If it weren't for error, we wouldn't be here.
As for Bob Black arguing with Murray Bookchin -- Bookchin is dull, so naturally Black became dull. One must choose one's opponents wisely because one will become like them.
123 - roger nowosielski
Hence the impasse, intellectual stagnation, the end of the road - results I anticipated the least.
May I be spared in the future from Greeks and their gifts!
124 - roger nowosielski
Not to force your hand, Anarcissie, but I'm going to highlight some of the key ideas from Žižek's paper. Whether communism is all wrong and anarchism all right, I'm not ready to say. As presently articulated, both have their strengths and weaknesses (I'd venture to say) and stand to learn from one another. Žižek is one of the most dynamic philosophers around, so why not use him for a springboard?
The New Enclosure of the Commons:
-the commons of culture, the imediately socialized forms of "cognitive" capital, primarily language, our means of communication and education, but also the shared infrastructure of public transport, electricity, the postal system, and so on;
-the commons of external nature, threatened by pollution and exploitation (from oil to rain forests and the natural habitat itself)
- the commons of internal nature (the biogenetic inheritance of humanity); with new biogenetic technology, the creation of a New Man in the literal sense of changing human nature becomes a realistic prospect
In this connection, he speaks of four antagonisms:
the looming threat of an ecological catastrophe; the inappropriateness of the notion of private property in relation to so-called "intellectual property" ; the socioethical implications of new techno-scientific developments (especially in biogenetics); and, last but not least, the creation of new forms of apartheid, new Walls and slums. There is a qualitative difference between this last feature - the gap that separates the Excluded from the Included-and the other three, which designate different aspects of what Hardt and Negri call the "commons;' the shared substance of our social being, the privatization of which involves violent acts which should, where necessary, be resisted with violent means. (pp.90-1)
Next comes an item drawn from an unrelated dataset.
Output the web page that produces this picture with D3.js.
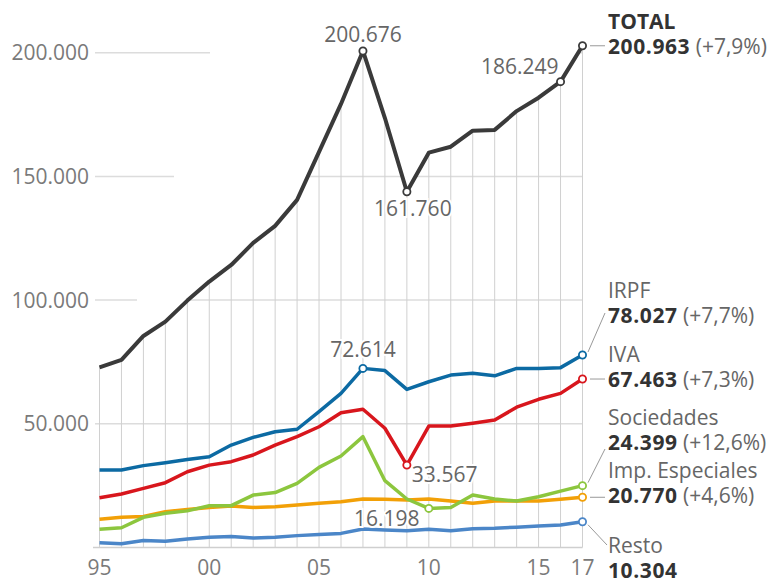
<!DOCTYPE html>
<html>
<head>
<meta charset="utf-8">
<script src="https://cdn.jsdelivr.net/npm/d3@7"></script>
<style>
body { margin: 0; background: #fff; }
text { font-family: "Open Sans", sans-serif; }
</style>
</head>
<body>
<script>
// Recaudación tributaria, millones de euros
var years = d3.range(1995, 2018);
var total      = [72800, 75800, 85500, 91300, 99800, 107500, 114200, 123100, 130000, 140500, 159900, 179300, 200700, 173600, 143800, 159600, 162000, 168500, 168800, 176400, 181800, 188300, 202800];
var irpf       = [31300, 31300, 33100, 34300, 35600, 36700, 41400, 44500, 46800, 47800, 54900, 62300, 72400, 71500, 63900, 67000, 69700, 70400, 69400, 72400, 72400, 72700, 77800];
var iva        = [20100, 21600, 23900, 26200, 30600, 33300, 34700, 37400, 41400, 44800, 48800, 54500, 55900, 48200, 33300, 49100, 49100, 50200, 51500, 56700, 59900, 62300, 68100];
var sociedades = [7400, 8000, 12200, 13800, 14800, 16900, 16900, 21200, 22200, 25900, 32400, 37000, 44800, 27000, 19600, 15800, 16200, 21200, 19600, 18800, 20500, 22800, 25000];
var especiales = [11400, 12200, 12500, 14500, 15400, 16200, 16800, 16200, 16500, 17200, 17900, 18500, 19600, 19500, 19200, 19600, 18800, 17900, 18800, 18800, 18800, 19500, 20300];
var resto      = [1900, 1500, 2800, 2500, 3400, 4100, 4400, 3800, 4100, 4800, 5300, 5700, 7500, 7100, 6800, 7400, 6800, 7600, 7800, 8200, 8700, 9100, 10400];

var yTicks = [0, 50000, 100000, 150000, 200000];
var xTicks = [1995, 2000, 2005, 2010, 2015, 2017];

var seriesNames  = ["TOTAL", "IRPF", "IVA", "Sociedades", "Imp. Especiales", "Resto"];
var lastValues   = ["200.963", "78.027", "67.463", "24.399", "20.770", "10.304"];
var lastChanges  = ["(+7,9%)", "(+7,7%)", "(+7,3%)", "(+12,6%)", "(+4,6%)", ""];

var width = 782, height = 579;

var svg = d3.select("body").append("svg")
	.attr("width", width)
	.attr("height", height);

var x = d3.scaleLinear().domain([1995, 2017]).range([99.5, 582.5]);
var y = d3.scaleLinear().domain([0, 200000]).range([547.5, 52.7]);

var es = d3.formatLocale({decimal: ",", thousands: ".", grouping: [3], currency: ["", "€"]});
var fmt = es.format(",");

var series = [
	{key: "total", values: total, color: "#3a3a3a", w: 4},
	{key: "irpf", values: irpf, color: "#0c6aa3", w: 3.5},
	{key: "iva", values: iva, color: "#d8161d", w: 3.5},
	{key: "soc", values: sociedades, color: "#8cc63e", w: 3.5},
	{key: "esp", values: especiales, color: "#f2a007", w: 3.5},
	{key: "resto", values: resto, color: "#4b86c8", w: 3.5}
];

// clip region: area under the total line
var area = d3.area()
	.x(function(d, i) { return x(years[i]); })
	.y0(y(0))
	.y1(function(d) { return y(d); });

svg.append("clipPath").attr("id", "under")
	.append("path").attr("d", area(total));

var grid = svg.append("g");

// short tick lines beside the labels
var tickEnds = [583, 100, 137, 174, 210];
grid.selectAll("line.tick").data(yTicks.slice(1))
	.enter().append("line")
	.attr("x1", 95)
	.attr("x2", function(d, i) { return tickEnds[i + 1]; })
	.attr("y1", function(d) { return y(d); })
	.attr("y2", function(d) { return y(d); })
	.attr("stroke", "#dcdcdc").attr("stroke-width", 1.5);

// horizontal lines under the total curve
grid.append("g").attr("clip-path", "url(#under)")
	.selectAll("line").data(yTicks.slice(1))
	.enter().append("line")
	.attr("x1", x(1995)).attr("x2", x(2017))
	.attr("y1", function(d) { return y(d); })
	.attr("y2", function(d) { return y(d); })
	.attr("stroke", "#dcdcdc").attr("stroke-width", 1.5);

// vertical lines up to the total
grid.selectAll("line.v").data(years)
	.enter().append("line")
	.attr("x1", function(d) { return x(d); })
	.attr("x2", function(d) { return x(d); })
	.attr("y1", y(0))
	.attr("y2", function(d, i) { return y(total[i]); })
	.attr("stroke", "#d0d0d0").attr("stroke-width", 1);

// baseline
grid.append("line")
	.attr("x1", 93).attr("x2", x(2017))
	.attr("y1", y(0)).attr("y2", y(0))
	.attr("stroke", "#cfcfcf").attr("stroke-width", 1.5);

// y labels
svg.append("g").selectAll("text").data(yTicks.slice(1))
	.enter().append("text")
	.attr("x", 89)
	.attr("y", function(d) { return y(d) + 7.5; })
	.attr("text-anchor", "end")
	.attr("font-size", 21)
	.attr("fill", "#7a7a7a")
	.text(function(d) { return fmt(d); });

// x labels
svg.append("g").selectAll("text").data(xTicks)
	.enter().append("text")
	.attr("x", function(d) { return x(d); })
	.attr("y", 575)
	.attr("text-anchor", "middle")
	.attr("font-size", 21)
	.attr("fill", "#7a7a7a")
	.text(function(d) { return String(d).slice(2); });

var line = d3.line()
	.x(function(d, i) { return x(years[i]); })
	.y(function(d) { return y(d); });

// draw lines, total last
var drawOrder = [5, 4, 3, 2, 1, 0];
drawOrder.forEach(function(k) {
	var s = series[k];
	svg.append("path")
		.attr("d", line(s.values))
		.attr("fill", "none")
		.attr("stroke", s.color)
		.attr("stroke-width", s.w)
		.attr("stroke-linejoin", "round");
});

// annotated points
var marks = [
	{s: 0, year: 2007, text: "200.676", anchor: "middle", dx: 0, dy: -9},
	{s: 0, year: 2009, text: "161.760", anchor: "middle", dx: 6, dy: 24},
	{s: 0, year: 2016, text: "186.249", anchor: "end", dx: -2, dy: -8},
	{s: 0, year: 2017},
	{s: 1, year: 2007, text: "72.614", anchor: "middle", dx: 0, dy: -11},
	{s: 1, year: 2017},
	{s: 2, year: 2009, text: "33.567", anchor: "start", dx: 5, dy: 17},
	{s: 2, year: 2017},
	{s: 3, year: 2010, text: "16.198", anchor: "middle", dx: -42, dy: 18},
	{s: 3, year: 2017},
	{s: 4, year: 2017},
	{s: 5, year: 2017}
];

marks.forEach(function(m) {
	var s = series[m.s];
	var px = x(m.year), py = y(s.values[m.year - 1995]);
	if (m.text) {
		svg.append("text")
			.attr("x", px + m.dx).attr("y", py + m.dy)
			.attr("text-anchor", m.anchor)
			.attr("font-size", 21)
			.attr("fill", "#666")
			.attr("stroke", "#fff").attr("stroke-width", 4)
			.attr("paint-order", "stroke")
			.text(m.text);
	}
	svg.append("circle")
		.attr("cx", px).attr("cy", py).attr("r", 3.6)
		.attr("fill", "#fff")
		.attr("stroke", s.color).attr("stroke-width", 1.8);
});

// right-hand labels
var labelY = [29, 298, 362, 425, 478, 553];   // baseline of name
var leaders = [
	[590, null, 605, 0],
	[588, null, 605, 313],
	[590, null, 605, 0],
	[588, null, 605, 449],
	[590, null, 605, 0],
	[588, null, 607, 545]
];

seriesNames.forEach(function(name, i) {
	var s = series[i];
	var py = y(s.values[22]);
	var l = leaders[i];
	svg.append("line")
		.attr("x1", l[0]).attr("y1", py + (l[3] ? (l[3] > py ? 3 : -3) : 0))
		.attr("x2", l[2]).attr("y2", l[3] || py)
		.attr("stroke", "#999").attr("stroke-width", 1);

	svg.append("text")
		.attr("x", 608).attr("y", labelY[i])
		.attr("font-size", 21)
		.attr("font-weight", i === 0 ? "bold" : "normal")
		.attr("fill", i === 0 ? "#333" : "#666")
		.text(name);

	var t = svg.append("text")
		.attr("x", 608).attr("y", labelY[i] + 25)
		.attr("font-size", 21);
	t.append("tspan")
		.attr("font-weight", "bold")
		.attr("fill", "#333")
		.attr("letter-spacing", 0.6)
		.text(lastValues[i]);
	if (lastChanges[i]) {
		t.append("tspan")
			.attr("fill", "#666")
			.text(" " + lastChanges[i]);
	}
});
</script>
</body>
</html>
Again, the first three concern the matter of the species survival; only the last is ultimately concerned with justice (presumably only the communist' concern, not the anarchist's).
Also note Žižek's priorities: before we can concern ourselves with the potential problem of anarchistic communities not being able to provide for some of their needs other than through centralization, the first order of business must be to make certain that we don't blow ourselves first.
125 - Anarcissie
'... Again, the first three concern the matter of the species survival; only the last is ultimately concerned with justice (presumably only the communist' concern, not the anarchist's). ...'
If we take The Cunning Of History seriously then Exclusion is also a problem for survival. Part of the process by which the bureaucratic state feasts on its victims is by making non-citizens, non-humans, unpersons of them. Presumably once one set of unpersons was identified and consumed, the state would have to go on to the next.
We haven't quite observed this in history. The Soviet and Nazi states consumed many millions of (un)persons, whereas the present chief imperium has knocked off only a few million in the last 30 or 40 years. A slowing-down or merely a breather?